L'appartenance de ces créateurs et auxiliaires de la
création à une organisation de lutte contre la piraterie est un
moyen pour les titulaires de droits d'influer sur les décideurs, pour
qu'ils fassent respecter la législation en la matière. Leurs
activités pourraient consister à aider leur membre à
conduire des enquêtes sur les produits piratés, à maintenir
la liaison avec les services de répression des fraudes en leur
fournissant les informations nécessaires, et à faire
connaître les dommages causés à leurs membres du fait de
l'atteinte portée à leurs droits de propriété
intellectuelle ,faire pression pour que des instruments appropriés
soient adoptés afin de faire respecter les droits de
propriété intellectuelle. Il s'agira aussi pour eux de mener des
études sur la piraterie, en vue de faire des publications de
statistiques sur l'impact du piratage et de collecter des statistiques et
informations du marché musical et leur diffusion aux différents
acteurs.
La tenue régulière des campagnes de
sensibilisation auprès du public et des revendeurs par les titulaires de
droits pourraient informer les clients.
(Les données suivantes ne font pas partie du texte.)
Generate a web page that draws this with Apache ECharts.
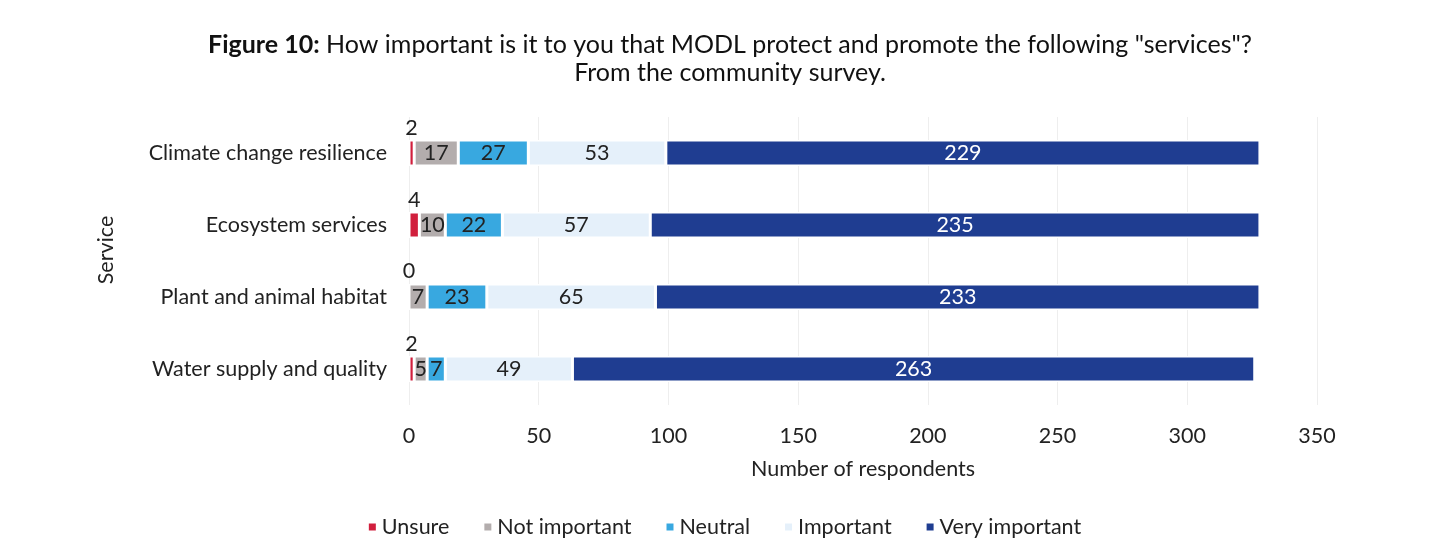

Ils pourraient les mettre en garde
contre les risques liés aux cassettes et aux CD pirates et les inviter
à respecter les règles de commercialisation de ces supports.
La lutte contre la piraterie passe inéluctablement par
une solidarité des artistes et une synergie d'action entre les
différents acteurs. C'est pourquoi, tous les acteurs doivent coordonner
leurs actions respectives en vue de pouvoir atténuer la piraterie, tout
en tenant compte de la législation en vigueur.